This recipe also has a lot of uncommon ingredients. However, if you're interested in making more amaros they can serve as the foundation of future recipes. I found many of them at a local New Age Store, but you can get them at many online retailers, such as Kalustyan's, Herbs of Mexico, Mountain Rose Herbs, and Penn Herb.

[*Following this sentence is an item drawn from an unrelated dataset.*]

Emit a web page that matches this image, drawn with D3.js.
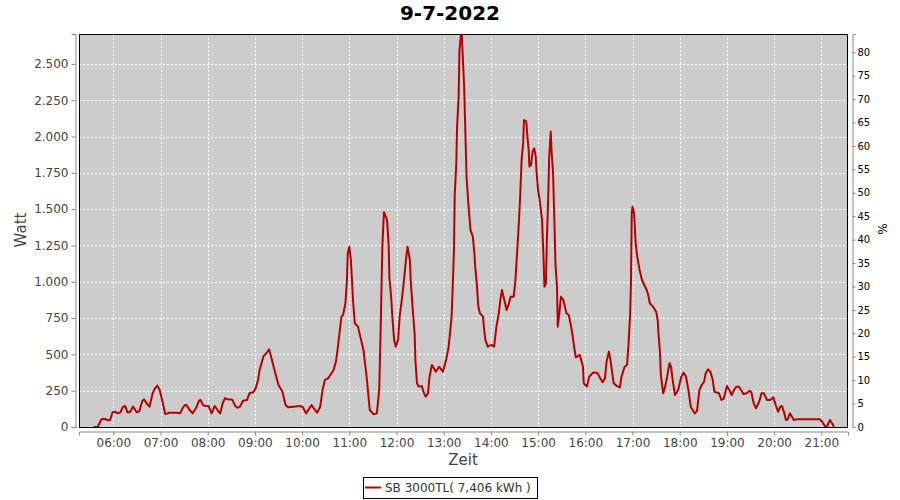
<!DOCTYPE html>
<html><head><meta charset="utf-8">
<script src="https://cdn.jsdelivr.net/npm/d3@7"></script>
<style>body{margin:0;background:#fff;} svg{display:block;font-family:"DejaVu Sans",sans-serif;}</style>
</head><body>
<svg id="c" width="900" height="500"></svg>
<script>
const title = "9-7-2022";
const seriesName = "SB 3000TL( 7,406 kWh )";
const times = ["05:35","05:40","05:45","05:48","05:54","05:56","05:59","06:02","06:06","06:09","06:12","06:15","06:18","06:21","06:25","06:30","06:33","06:37","06:39","06:44","06:46","06:50","06:53","06:56","06:59","07:03","07:06","07:08","07:11","07:21","07:25","07:28","07:31","07:33","07:37","07:41","07:46","07:49","07:51","07:54","07:57","08:01","08:05","08:09","08:14","08:16","08:19","08:22","08:26","08:31","08:35","08:38","08:41","08:45","08:50","08:53","08:58","09:01","09:04","09:06","09:11","09:15","09:18","09:20","09:26","09:30","09:35","09:39","09:42","09:49","09:57","10:01","10:05","10:12","10:19","10:23","10:26","10:29","10:33","10:40","10:43","10:45","10:48","10:50","10:52","10:55","10:57","10:58","11:00","11:02","11:03","11:05","11:07","11:11","11:14","11:18","11:22","11:26","11:31","11:35","11:38","11:40","11:42","11:44","11:48","11:50","11:51","11:53","11:55","11:57","11:59","12:02","12:04","12:07","12:10","12:12","12:14","12:17","12:18","12:21","12:23","12:24","12:26","12:28","12:32","12:35","12:37","12:40","12:42","12:45","12:48","12:50","12:54","12:57","12:59","13:03","13:06","13:08","13:10","13:11","13:13","13:14","13:16","13:17","13:19","13:20","13:22","13:23","13:24","13:26","13:27","13:29","13:31","13:33","13:34","13:37","13:39","13:40","13:42","13:44","13:46","13:50","13:51","13:53","13:56","14:01","14:04","14:07","14:10","14:12","14:14","14:17","14:20","14:23","14:25","14:29","14:31","14:33","14:35","14:37","14:39","14:41","14:42","14:45","14:46","14:48","14:49","14:51","14:53","14:55","14:57","14:58","15:00","15:02","15:05","15:07","15:08","15:10","15:11","15:13","15:14","15:16","15:17","15:19","15:21","15:22","15:24","15:25","15:27","15:29","15:32","15:34","15:36","15:39","15:42","15:44","15:46","15:48","15:53","15:57","15:58","16:02","16:05","16:10","16:15","16:19","16:22","16:25","16:27","16:30","16:32","16:36","16:40","16:44","16:46","16:50","16:53","16:55","16:57","16:58","16:59","17:00","17:02","17:04","17:06","17:09","17:12","17:16","17:18","17:20","17:22","17:26","17:30","17:32","17:33","17:35","17:36","17:39","17:41","17:44","17:47","17:49","17:51","17:54","17:58","18:02","18:05","18:08","18:11","18:14","18:19","18:22","18:25","18:28","18:31","18:33","18:36","18:39","18:42","18:44","18:50","18:53","18:56","19:00","19:03","19:06","19:09","19:12","19:15","19:18","19:21","19:25","19:29","19:31","19:34","19:37","19:41","19:44","19:47","19:51","19:55","19:59","20:02","20:05","20:08","20:10","20:13","20:15","20:17","20:20","20:25","20:29","20:58","21:01","21:05","21:07","21:11","21:15","21:16"];
const watts = [0,0,53,57,46,48,101,105,94,101,136,145,101,101,140,101,108,181,190,151,140,232,266,285,255,163,90,92,98,98,94,129,151,151,117,94,140,181,186,151,145,145,94,145,105,94,163,198,190,190,145,133,140,181,186,232,239,266,324,393,489,510,535,496,370,289,243,151,136,140,145,136,94,151,98,140,255,324,335,393,450,530,668,760,770,850,1012,1196,1242,1150,1050,852,714,691,622,530,346,117,87,94,255,714,1242,1479,1426,1253,1024,909,737,599,553,599,760,886,1035,1150,1242,1150,1012,783,645,461,301,278,282,232,209,232,346,427,400,381,415,395,381,461,542,645,760,897,1210,1600,1816,2068,2275,2596,2705,2705,2574,2344,2137,1724,1563,1426,1357,1311,1196,1104,990,829,783,760,691,599,553,565,553,691,783,875,943,875,806,852,897,897,1001,1173,1357,1563,1839,1954,2114,2103,2022,1908,1793,1804,1896,1919,1862,1758,1632,1563,1426,1150,966,990,1265,1609,1850,2034,1908,1747,1357,1127,966,691,783,897,875,829,783,771,691,622,542,480,496,415,301,278,346,376,374,335,308,335,450,519,461,301,282,273,346,415,427,576,783,990,1471,1517,1471,1265,1173,1081,1012,966,943,909,852,829,794,737,645,508,358,232,266,346,439,415,324,220,255,346,374,346,255,140,94,110,255,289,312,370,397,381,324,243,232,186,195,282,255,220,255,278,278,255,227,232,250,240,163,129,174,232,232,186,186,204,151,105,140,145,94,48,50,94,48,53,53,36,2,2,48,14,0];
const leftTicks = [0,250,500,750,1000,1250,1500,1750,2000,2250,2500];
const rightTicks = [0,5,10,15,20,25,30,35,40,45,50,55,60,65,70,75,80];
const hourTicks = ["06:00","07:00","08:00","09:00","10:00","11:00","12:00","13:00","14:00","15:00","16:00","17:00","18:00","19:00","20:00","21:00"];

const toMin = s => { const [h,m] = s.split(":").map(Number); return h*60+m; };
const data = times.map((t,i)=>({t:toMin(t), w:watts[i]}));

const svg = d3.select("#c");
const L=79, R=848, T=34, B=427;
const x = d3.scaleLinear().domain([316.4, 1293.9]).range([L,R]);
const y = d3.scaleLinear().domain([0, 2706]).range([B,T]);
const y2 = d3.scaleLinear().domain([0, 83.9]).range([B,T]);

svg.append("rect").attr("x",L).attr("y",T).attr("width",R-L).attr("height",B-T).attr("fill","#cccccc");

const g = svg.append("g");
hourTicks.forEach(h=>{
  const xx = Math.round(x(toMin(h)))+0.5;
  g.append("line").attr("x1",xx).attr("x2",xx).attr("y1",T).attr("y2",B).attr("stroke","#fff").attr("stroke-dasharray","2,2");
});
leftTicks.forEach(v=>{
  if(v===0) return;
  const yy = Math.round(y(v))+0.5;
  g.append("line").attr("x1",L).attr("x2",R).attr("y1",yy).attr("y2",yy).attr("stroke","#fff").attr("stroke-dasharray","2,2");
});

const clip = svg.append("clipPath").attr("id","pc").append("rect").attr("x",L).attr("y",T).attr("width",R-L).attr("height",B-T+1);
svg.append("path").datum(data).attr("clip-path","url(#pc)")
  .attr("d", d3.line().x(d=>x(d.t)).y(d=>y(d.w)))
  .attr("fill","none").attr("stroke","#b80000").attr("stroke-width",2).attr("stroke-linejoin","round");

svg.append("rect").attr("x",L+0.5).attr("y",T+0.5).attr("width",R-L-1).attr("height",B-T).attr("fill","none").attr("stroke","#000").attr("stroke-width",1);

// left axis
const fmt = v => d3.format(",")(v).replace(/,/g,".");
const ax = svg.append("g").attr("transform","translate(75.5,0)")
  .call(d3.axisLeft(y).tickValues(leftTicks).tickFormat(fmt).tickSize(4).tickPadding(3));
ax.selectAll("path,line").attr("stroke","#888");
ax.selectAll("text").attr("fill","#444").attr("font-size","12px").attr("font-family","DejaVu Sans");

// bottom axis
const bx = svg.append("g").attr("transform","translate(0,431.5)")
  .call(d3.axisBottom(x).tickValues(hourTicks.map(toMin)).tickFormat((d,i)=>hourTicks[i]).tickSize(4).tickPadding(3));
bx.selectAll("path,line").attr("stroke","#888");
bx.selectAll("text").attr("fill","#444").attr("font-size","12px").attr("font-family","DejaVu Sans");

// right axis
const rx = svg.append("g").attr("transform","translate(852.5,0)")
  .call(d3.axisRight(y2).tickValues(rightTicks).tickSize(3).tickPadding(2));
rx.selectAll("path,line").attr("stroke","#888");
rx.selectAll("text").attr("fill","#000").attr("font-size","10px").attr("font-family","DejaVu Sans");

// titles
svg.append("text").attr("x",450).attr("y",20).attr("text-anchor","middle").attr("font-size","20px").attr("font-weight","bold").attr("fill","#000").text(title);
svg.append("text").attr("x",463).attr("y",465).attr("text-anchor","middle").attr("font-size","15px").attr("fill","#444").text("Zeit");
svg.append("text").attr("transform","translate(26,230) rotate(-90)").attr("text-anchor","middle").attr("font-size","15px").attr("fill","#444").text("Watt");
svg.append("text").attr("transform","translate(878,229) rotate(90)").attr("text-anchor","middle").attr("font-size","12px").attr("fill","#000").text("%");

// legend
const lg = svg.append("g");
lg.append("rect").attr("x",363.5).attr("y",477.5).attr("width",174).attr("height",21).attr("fill","#fff").attr("stroke","#000");
lg.append("line").attr("x1",365).attr("x2",381).attr("y1",487.5).attr("y2",487.5).attr("stroke","#b80000").attr("stroke-width",2);
lg.append("text").attr("x",385).attr("y",492).attr("font-size","12px").attr("fill","#333").text(seriesName);
</script>
</body></html>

-750 ml bottle Everclear 151 proof (Or other neutral grain spirit. Use the same proof, as higher alcohol will shorten the steeping time and lower will lengthen it)

-1 cup pistachios

-1/2 cup black walnuts

-1 tablespoon Gentian root

-1/2 tablespoon Birch bark

-1/2 teaspoon Schisandra berries

-1/2 cup dried apples

-2 cinnamon sticks

-1 teaspoon whole cloves

-1/2 teaspoon juniper berries

-1/2 lemon zest

Simple Syrup to Dilute:

-2 cups water

-2 cups turbinado/demerara simple syrup

-Toast the pistachios and black walnuts at 350 degrees for ten minutes.

-With a mortar and pestle, lightly grind the Gentian root, birch bark, schisandra berries, cinnamon stick, cloves, and juniper berries.

-Add all of the ingredients to a quart sized mason jar and pour in the Everclear.

-Seal and allow it to sit for 4 weeks in a dark place. Shake every few days.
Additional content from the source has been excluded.